# OBJECTIVE
Repeat only what lies from the line with "Output the Python" to the line with "p.title.standoff = 26", those two lines included, exactly as it stands; omit any images.

--- start of SUPPLIED DATA ---

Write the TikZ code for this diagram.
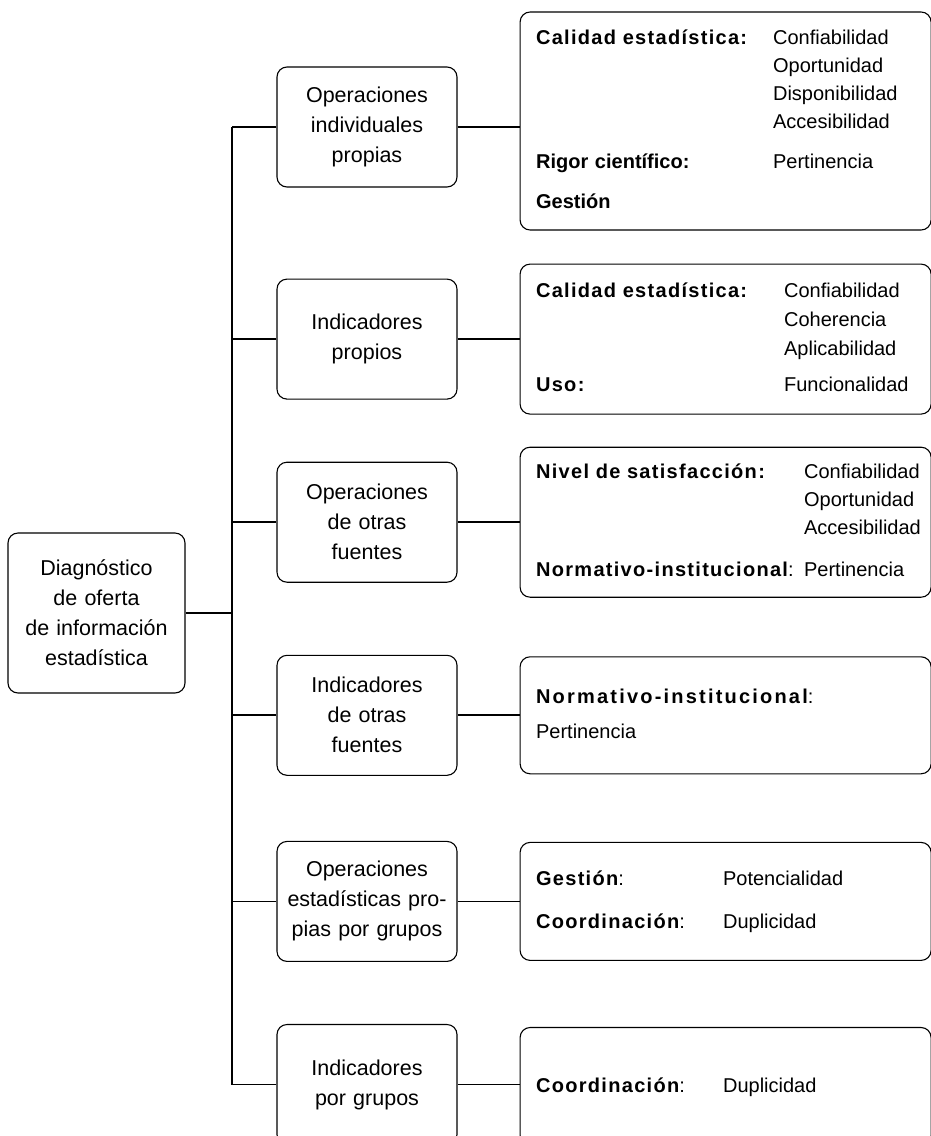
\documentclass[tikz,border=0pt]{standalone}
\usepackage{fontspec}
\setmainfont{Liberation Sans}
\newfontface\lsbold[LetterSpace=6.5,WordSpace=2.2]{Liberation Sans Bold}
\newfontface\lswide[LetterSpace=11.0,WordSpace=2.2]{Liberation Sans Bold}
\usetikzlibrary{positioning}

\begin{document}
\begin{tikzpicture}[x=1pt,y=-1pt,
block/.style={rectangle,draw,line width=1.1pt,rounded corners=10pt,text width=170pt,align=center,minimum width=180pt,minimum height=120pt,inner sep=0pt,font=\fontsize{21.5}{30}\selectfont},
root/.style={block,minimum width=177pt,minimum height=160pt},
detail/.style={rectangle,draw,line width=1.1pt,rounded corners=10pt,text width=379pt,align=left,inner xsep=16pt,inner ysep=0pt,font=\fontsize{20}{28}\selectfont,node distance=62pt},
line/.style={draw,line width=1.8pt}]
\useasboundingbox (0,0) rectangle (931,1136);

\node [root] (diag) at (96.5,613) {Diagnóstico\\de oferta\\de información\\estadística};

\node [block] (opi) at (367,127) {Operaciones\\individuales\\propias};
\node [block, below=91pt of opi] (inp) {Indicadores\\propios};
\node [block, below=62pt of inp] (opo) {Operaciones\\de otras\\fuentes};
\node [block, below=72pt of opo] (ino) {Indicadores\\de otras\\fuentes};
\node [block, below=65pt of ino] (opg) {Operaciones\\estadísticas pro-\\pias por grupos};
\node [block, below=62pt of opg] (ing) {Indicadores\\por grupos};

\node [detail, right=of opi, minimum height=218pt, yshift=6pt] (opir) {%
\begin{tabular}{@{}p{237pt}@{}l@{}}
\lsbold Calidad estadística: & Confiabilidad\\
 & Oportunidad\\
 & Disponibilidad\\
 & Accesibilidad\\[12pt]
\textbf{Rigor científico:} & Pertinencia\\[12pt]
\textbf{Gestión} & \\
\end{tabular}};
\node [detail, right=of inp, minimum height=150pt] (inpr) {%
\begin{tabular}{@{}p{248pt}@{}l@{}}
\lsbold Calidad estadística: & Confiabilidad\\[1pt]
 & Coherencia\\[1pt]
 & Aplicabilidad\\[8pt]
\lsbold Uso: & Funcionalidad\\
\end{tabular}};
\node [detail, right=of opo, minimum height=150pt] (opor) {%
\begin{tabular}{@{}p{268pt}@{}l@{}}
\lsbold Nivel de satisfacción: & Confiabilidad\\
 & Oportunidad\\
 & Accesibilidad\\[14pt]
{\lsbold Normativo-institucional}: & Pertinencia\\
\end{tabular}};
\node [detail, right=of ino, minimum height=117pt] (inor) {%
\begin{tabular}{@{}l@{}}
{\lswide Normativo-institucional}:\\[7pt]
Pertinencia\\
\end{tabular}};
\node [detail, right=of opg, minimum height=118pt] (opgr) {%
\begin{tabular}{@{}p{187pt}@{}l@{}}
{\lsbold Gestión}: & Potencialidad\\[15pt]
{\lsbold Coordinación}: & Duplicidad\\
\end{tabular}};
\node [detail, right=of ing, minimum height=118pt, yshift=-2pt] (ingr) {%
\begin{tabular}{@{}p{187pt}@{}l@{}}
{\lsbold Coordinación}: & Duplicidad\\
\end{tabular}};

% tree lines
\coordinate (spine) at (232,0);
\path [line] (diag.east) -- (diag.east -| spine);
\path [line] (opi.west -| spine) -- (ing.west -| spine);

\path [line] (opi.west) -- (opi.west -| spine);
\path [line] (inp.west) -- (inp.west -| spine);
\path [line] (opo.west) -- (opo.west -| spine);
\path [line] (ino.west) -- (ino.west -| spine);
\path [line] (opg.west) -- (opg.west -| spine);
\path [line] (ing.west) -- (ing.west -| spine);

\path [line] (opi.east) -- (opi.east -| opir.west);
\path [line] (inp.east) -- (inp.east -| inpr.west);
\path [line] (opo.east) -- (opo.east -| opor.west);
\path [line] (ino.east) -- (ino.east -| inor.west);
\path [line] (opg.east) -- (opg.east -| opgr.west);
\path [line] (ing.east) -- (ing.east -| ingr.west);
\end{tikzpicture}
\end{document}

--- end of SUPPLIED DATA ---
--- start of SUPPLIED DATA ---

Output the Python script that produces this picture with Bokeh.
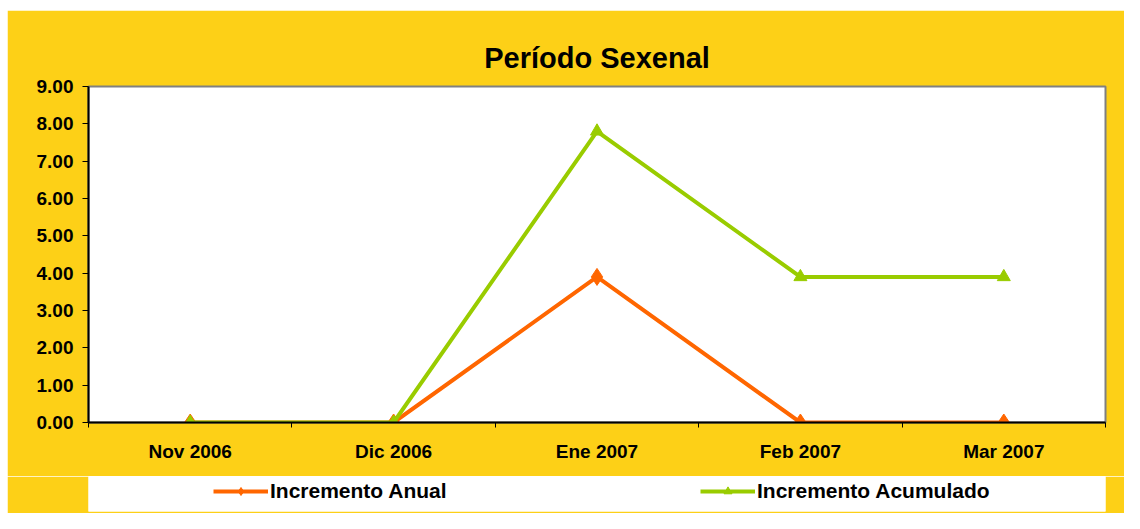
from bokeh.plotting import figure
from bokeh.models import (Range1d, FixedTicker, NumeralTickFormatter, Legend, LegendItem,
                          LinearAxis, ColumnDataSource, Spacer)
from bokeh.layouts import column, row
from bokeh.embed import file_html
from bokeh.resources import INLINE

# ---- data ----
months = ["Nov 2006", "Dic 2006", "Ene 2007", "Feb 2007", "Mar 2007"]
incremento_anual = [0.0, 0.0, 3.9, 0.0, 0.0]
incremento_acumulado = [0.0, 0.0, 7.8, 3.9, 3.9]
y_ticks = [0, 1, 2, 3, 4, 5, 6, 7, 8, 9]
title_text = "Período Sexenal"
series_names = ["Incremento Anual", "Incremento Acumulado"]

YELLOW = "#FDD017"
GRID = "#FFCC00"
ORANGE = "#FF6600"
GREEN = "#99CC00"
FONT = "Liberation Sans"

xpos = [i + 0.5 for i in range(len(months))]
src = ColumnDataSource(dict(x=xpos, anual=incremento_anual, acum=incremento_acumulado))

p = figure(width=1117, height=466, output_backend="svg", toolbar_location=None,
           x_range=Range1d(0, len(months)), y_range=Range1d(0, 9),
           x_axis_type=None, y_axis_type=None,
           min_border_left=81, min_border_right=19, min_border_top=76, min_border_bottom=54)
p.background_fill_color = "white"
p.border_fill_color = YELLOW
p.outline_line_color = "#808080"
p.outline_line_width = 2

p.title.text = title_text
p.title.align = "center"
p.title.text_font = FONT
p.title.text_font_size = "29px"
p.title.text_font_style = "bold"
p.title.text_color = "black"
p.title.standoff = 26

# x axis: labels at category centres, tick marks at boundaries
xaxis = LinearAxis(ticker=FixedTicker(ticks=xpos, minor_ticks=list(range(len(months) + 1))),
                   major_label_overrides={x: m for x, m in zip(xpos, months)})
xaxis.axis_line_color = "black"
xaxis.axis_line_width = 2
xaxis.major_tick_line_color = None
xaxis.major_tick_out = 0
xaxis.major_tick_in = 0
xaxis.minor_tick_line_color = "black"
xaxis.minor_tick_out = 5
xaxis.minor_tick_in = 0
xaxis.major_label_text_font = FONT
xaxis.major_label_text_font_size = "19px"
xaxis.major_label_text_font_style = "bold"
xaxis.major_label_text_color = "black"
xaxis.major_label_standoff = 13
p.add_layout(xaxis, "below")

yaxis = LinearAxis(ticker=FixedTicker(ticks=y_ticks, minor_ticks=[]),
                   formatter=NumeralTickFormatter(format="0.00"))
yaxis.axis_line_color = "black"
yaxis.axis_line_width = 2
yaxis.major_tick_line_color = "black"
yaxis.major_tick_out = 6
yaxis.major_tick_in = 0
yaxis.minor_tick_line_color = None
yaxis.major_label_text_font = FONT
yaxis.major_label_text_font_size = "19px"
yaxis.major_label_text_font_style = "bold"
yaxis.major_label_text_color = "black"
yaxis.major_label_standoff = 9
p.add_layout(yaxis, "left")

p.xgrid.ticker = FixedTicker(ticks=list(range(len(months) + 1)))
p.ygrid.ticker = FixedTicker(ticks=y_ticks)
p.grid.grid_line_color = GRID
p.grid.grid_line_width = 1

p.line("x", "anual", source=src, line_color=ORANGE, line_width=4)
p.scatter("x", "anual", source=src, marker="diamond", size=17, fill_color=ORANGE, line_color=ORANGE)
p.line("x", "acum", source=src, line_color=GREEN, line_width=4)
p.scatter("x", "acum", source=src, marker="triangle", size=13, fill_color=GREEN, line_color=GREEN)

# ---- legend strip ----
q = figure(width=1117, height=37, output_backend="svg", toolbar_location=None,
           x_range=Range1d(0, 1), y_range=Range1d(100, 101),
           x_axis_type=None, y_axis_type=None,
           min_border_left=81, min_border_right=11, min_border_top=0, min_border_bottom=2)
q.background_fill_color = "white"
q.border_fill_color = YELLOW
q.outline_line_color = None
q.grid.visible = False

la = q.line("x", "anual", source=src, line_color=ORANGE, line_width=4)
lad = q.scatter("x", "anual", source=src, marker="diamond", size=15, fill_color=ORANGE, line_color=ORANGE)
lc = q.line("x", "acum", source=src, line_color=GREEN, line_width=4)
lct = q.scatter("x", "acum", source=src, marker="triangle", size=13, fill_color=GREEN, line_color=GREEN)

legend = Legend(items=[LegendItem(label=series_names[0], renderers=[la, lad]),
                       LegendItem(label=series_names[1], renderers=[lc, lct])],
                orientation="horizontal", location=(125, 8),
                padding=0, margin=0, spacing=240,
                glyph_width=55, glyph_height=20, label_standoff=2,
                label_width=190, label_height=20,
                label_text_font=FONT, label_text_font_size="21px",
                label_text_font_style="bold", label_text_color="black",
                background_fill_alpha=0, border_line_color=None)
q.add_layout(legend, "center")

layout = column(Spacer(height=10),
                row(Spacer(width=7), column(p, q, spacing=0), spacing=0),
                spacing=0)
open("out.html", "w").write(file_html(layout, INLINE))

--- end of SUPPLIED DATA ---
--- start of SUPPLIED DATA ---

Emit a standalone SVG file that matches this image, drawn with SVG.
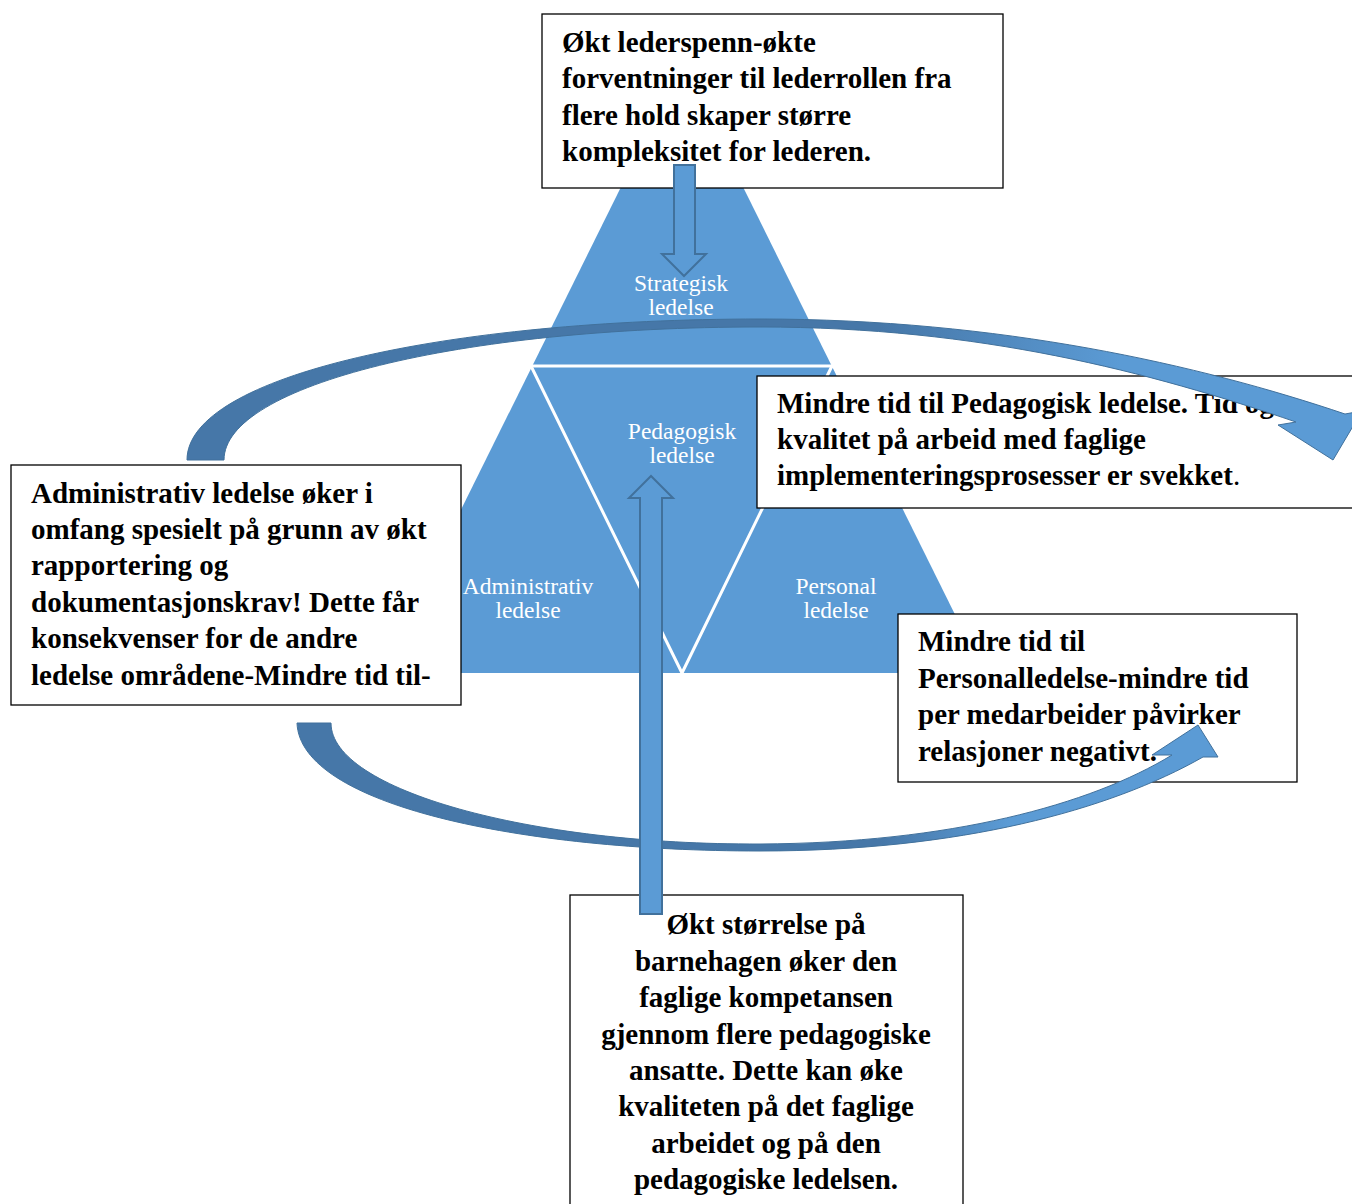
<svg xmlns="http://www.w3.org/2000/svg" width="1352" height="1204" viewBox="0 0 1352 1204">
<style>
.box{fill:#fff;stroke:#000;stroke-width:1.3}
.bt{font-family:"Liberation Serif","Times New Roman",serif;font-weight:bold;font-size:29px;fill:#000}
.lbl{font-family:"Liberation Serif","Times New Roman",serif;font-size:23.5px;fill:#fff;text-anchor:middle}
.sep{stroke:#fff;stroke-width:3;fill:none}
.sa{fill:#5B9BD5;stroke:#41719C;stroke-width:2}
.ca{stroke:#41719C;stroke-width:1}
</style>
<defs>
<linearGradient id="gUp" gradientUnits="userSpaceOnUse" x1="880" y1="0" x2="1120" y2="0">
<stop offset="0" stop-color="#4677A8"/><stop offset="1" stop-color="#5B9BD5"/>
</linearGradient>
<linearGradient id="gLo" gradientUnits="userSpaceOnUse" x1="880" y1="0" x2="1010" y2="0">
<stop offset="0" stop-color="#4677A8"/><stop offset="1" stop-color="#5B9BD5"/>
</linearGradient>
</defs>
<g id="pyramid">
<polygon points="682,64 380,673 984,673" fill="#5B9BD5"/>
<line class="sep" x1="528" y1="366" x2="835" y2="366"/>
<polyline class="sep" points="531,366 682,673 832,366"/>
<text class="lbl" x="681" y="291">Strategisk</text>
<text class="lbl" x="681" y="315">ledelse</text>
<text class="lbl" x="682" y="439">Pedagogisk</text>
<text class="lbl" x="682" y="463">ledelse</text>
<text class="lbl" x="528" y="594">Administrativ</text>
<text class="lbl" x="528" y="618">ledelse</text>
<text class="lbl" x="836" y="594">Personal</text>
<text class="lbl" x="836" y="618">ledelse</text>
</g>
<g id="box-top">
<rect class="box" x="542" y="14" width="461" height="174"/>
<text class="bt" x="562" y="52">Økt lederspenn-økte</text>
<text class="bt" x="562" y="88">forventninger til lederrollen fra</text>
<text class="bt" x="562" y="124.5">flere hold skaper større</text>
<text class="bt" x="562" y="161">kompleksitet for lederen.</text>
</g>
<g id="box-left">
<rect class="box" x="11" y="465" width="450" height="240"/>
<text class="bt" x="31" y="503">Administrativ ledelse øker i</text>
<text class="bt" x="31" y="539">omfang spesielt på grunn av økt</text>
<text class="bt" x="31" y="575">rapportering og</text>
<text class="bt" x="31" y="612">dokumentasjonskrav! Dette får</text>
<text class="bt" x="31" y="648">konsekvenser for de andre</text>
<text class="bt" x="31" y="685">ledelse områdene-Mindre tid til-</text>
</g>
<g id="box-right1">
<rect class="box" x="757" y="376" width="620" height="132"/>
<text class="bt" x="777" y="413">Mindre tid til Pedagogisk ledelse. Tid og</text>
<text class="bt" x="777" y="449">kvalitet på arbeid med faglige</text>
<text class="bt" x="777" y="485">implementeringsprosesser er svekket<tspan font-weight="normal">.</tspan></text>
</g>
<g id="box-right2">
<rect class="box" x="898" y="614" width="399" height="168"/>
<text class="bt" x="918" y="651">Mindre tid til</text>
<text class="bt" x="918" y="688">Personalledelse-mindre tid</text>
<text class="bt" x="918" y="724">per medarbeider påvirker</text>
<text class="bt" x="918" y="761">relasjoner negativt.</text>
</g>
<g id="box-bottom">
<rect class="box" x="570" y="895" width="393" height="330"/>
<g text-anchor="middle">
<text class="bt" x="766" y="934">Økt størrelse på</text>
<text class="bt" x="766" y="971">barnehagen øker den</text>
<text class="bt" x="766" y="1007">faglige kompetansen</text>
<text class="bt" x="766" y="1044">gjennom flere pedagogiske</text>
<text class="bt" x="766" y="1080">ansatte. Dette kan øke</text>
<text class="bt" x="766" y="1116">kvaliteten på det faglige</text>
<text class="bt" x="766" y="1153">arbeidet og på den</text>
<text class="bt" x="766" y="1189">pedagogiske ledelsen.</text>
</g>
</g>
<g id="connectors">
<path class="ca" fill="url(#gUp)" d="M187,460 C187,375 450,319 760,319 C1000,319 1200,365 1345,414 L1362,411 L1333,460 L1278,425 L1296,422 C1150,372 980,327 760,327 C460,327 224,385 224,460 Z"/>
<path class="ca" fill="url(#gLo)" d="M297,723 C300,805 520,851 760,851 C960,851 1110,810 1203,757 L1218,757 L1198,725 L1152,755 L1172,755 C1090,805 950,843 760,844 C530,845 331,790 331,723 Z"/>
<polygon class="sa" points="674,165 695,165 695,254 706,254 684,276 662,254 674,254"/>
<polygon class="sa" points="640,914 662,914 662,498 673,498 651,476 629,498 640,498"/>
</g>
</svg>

--- end of SUPPLIED DATA ---

# OUTPUT OF THE TASK
Output the Python script that produces this picture with Bokeh.
from bokeh.plotting import figure
from bokeh.models import (Range1d, FixedTicker, NumeralTickFormatter, Legend, LegendItem,
                          LinearAxis, ColumnDataSource, Spacer)
from bokeh.layouts import column, row
from bokeh.embed import file_html
from bokeh.resources import INLINE

# ---- data ----
months = ["Nov 2006", "Dic 2006", "Ene 2007", "Feb 2007", "Mar 2007"]
incremento_anual = [0.0, 0.0, 3.9, 0.0, 0.0]
incremento_acumulado = [0.0, 0.0, 7.8, 3.9, 3.9]
y_ticks = [0, 1, 2, 3, 4, 5, 6, 7, 8, 9]
title_text = "Período Sexenal"
series_names = ["Incremento Anual", "Incremento Acumulado"]

YELLOW = "#FDD017"
GRID = "#FFCC00"
ORANGE = "#FF6600"
GREEN = "#99CC00"
FONT = "Liberation Sans"

xpos = [i + 0.5 for i in range(len(months))]
src = ColumnDataSource(dict(x=xpos, anual=incremento_anual, acum=incremento_acumulado))

p = figure(width=1117, height=466, output_backend="svg", toolbar_location=None,
           x_range=Range1d(0, len(months)), y_range=Range1d(0, 9),
           x_axis_type=None, y_axis_type=None,
           min_border_left=81, min_border_right=19, min_border_top=76, min_border_bottom=54)
p.background_fill_color = "white"
p.border_fill_color = YELLOW
p.outline_line_color = "#808080"
p.outline_line_width = 2

p.title.text = title_text
p.title.align = "center"
p.title.text_font = FONT
p.title.text_font_size = "29px"
p.title.text_font_style = "bold"
p.title.text_color = "black"
p.title.standoff = 26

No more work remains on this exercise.